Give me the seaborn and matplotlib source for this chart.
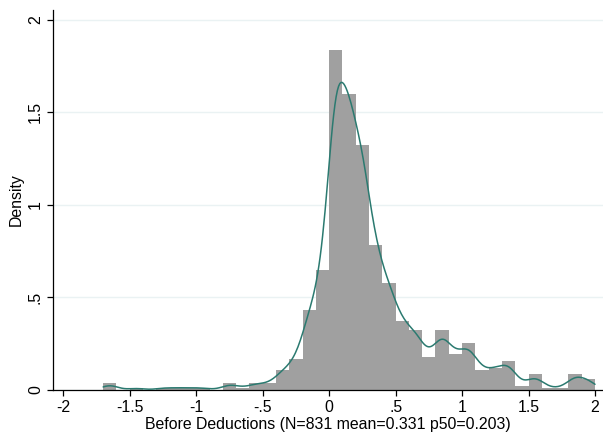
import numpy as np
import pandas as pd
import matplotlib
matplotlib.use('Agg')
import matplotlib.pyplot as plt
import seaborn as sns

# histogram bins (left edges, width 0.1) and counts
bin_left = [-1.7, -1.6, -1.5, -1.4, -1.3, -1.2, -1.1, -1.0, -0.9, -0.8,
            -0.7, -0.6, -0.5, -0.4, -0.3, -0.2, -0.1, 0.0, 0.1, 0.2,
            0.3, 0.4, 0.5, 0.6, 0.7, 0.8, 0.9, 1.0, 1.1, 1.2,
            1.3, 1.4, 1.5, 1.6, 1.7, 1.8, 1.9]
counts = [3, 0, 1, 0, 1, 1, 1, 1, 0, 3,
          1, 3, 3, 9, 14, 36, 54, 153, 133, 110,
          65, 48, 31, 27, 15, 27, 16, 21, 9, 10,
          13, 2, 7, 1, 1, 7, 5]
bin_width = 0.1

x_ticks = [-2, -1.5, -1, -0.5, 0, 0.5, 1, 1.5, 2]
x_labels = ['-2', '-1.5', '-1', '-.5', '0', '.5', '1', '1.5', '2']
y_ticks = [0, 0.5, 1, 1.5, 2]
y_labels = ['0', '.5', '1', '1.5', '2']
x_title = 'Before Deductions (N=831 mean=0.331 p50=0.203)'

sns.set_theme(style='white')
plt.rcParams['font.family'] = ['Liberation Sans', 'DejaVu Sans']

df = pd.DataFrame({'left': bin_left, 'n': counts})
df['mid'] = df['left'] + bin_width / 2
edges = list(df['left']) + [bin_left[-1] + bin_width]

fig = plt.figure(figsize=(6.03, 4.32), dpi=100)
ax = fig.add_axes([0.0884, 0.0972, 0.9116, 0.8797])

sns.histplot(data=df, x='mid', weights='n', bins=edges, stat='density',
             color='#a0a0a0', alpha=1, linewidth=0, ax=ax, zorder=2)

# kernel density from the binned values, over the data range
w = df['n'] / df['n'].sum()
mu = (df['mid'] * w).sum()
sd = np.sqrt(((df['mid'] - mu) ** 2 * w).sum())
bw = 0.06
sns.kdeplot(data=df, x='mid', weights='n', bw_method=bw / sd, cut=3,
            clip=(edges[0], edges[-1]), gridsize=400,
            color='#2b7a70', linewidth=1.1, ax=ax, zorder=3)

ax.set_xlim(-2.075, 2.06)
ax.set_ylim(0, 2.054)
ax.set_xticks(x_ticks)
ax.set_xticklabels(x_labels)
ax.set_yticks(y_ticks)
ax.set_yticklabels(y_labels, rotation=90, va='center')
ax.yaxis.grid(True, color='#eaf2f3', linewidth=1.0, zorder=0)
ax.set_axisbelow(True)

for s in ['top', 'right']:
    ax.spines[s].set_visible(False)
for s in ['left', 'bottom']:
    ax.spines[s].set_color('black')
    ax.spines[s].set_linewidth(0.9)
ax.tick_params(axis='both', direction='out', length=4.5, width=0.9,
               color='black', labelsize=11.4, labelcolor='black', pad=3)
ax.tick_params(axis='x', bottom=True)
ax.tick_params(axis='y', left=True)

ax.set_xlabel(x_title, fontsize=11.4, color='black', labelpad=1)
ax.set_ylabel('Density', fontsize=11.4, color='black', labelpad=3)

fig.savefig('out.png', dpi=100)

-*-*-

**OBJECTIVE:** Emit the lines of the material exactly, from its first line to the line containing "color='#2b7a70', linewidth=1.1, ax=ax, zorder=3)", inclusive; leave every picture out.

**FULL SOLUTION:**
Give me the seaborn and matplotlib source for this chart.
import numpy as np
import pandas as pd
import matplotlib
matplotlib.use('Agg')
import matplotlib.pyplot as plt
import seaborn as sns

# histogram bins (left edges, width 0.1) and counts
bin_left = [-1.7, -1.6, -1.5, -1.4, -1.3, -1.2, -1.1, -1.0, -0.9, -0.8,
            -0.7, -0.6, -0.5, -0.4, -0.3, -0.2, -0.1, 0.0, 0.1, 0.2,
            0.3, 0.4, 0.5, 0.6, 0.7, 0.8, 0.9, 1.0, 1.1, 1.2,
            1.3, 1.4, 1.5, 1.6, 1.7, 1.8, 1.9]
counts = [3, 0, 1, 0, 1, 1, 1, 1, 0, 3,
          1, 3, 3, 9, 14, 36, 54, 153, 133, 110,
          65, 48, 31, 27, 15, 27, 16, 21, 9, 10,
          13, 2, 7, 1, 1, 7, 5]
bin_width = 0.1

x_ticks = [-2, -1.5, -1, -0.5, 0, 0.5, 1, 1.5, 2]
x_labels = ['-2', '-1.5', '-1', '-.5', '0', '.5', '1', '1.5', '2']
y_ticks = [0, 0.5, 1, 1.5, 2]
y_labels = ['0', '.5', '1', '1.5', '2']
x_title = 'Before Deductions (N=831 mean=0.331 p50=0.203)'

sns.set_theme(style='white')
plt.rcParams['font.family'] = ['Liberation Sans', 'DejaVu Sans']

df = pd.DataFrame({'left': bin_left, 'n': counts})
df['mid'] = df['left'] + bin_width / 2
edges = list(df['left']) + [bin_left[-1] + bin_width]

fig = plt.figure(figsize=(6.03, 4.32), dpi=100)
ax = fig.add_axes([0.0884, 0.0972, 0.9116, 0.8797])

sns.histplot(data=df, x='mid', weights='n', bins=edges, stat='density',
             color='#a0a0a0', alpha=1, linewidth=0, ax=ax, zorder=2)

# kernel density from the binned values, over the data range
w = df['n'] / df['n'].sum()
mu = (df['mid'] * w).sum()
sd = np.sqrt(((df['mid'] - mu) ** 2 * w).sum())
bw = 0.06
sns.kdeplot(data=df, x='mid', weights='n', bw_method=bw / sd, cut=3,
            clip=(edges[0], edges[-1]), gridsize=400,
            color='#2b7a70', linewidth=1.1, ax=ax, zorder=3)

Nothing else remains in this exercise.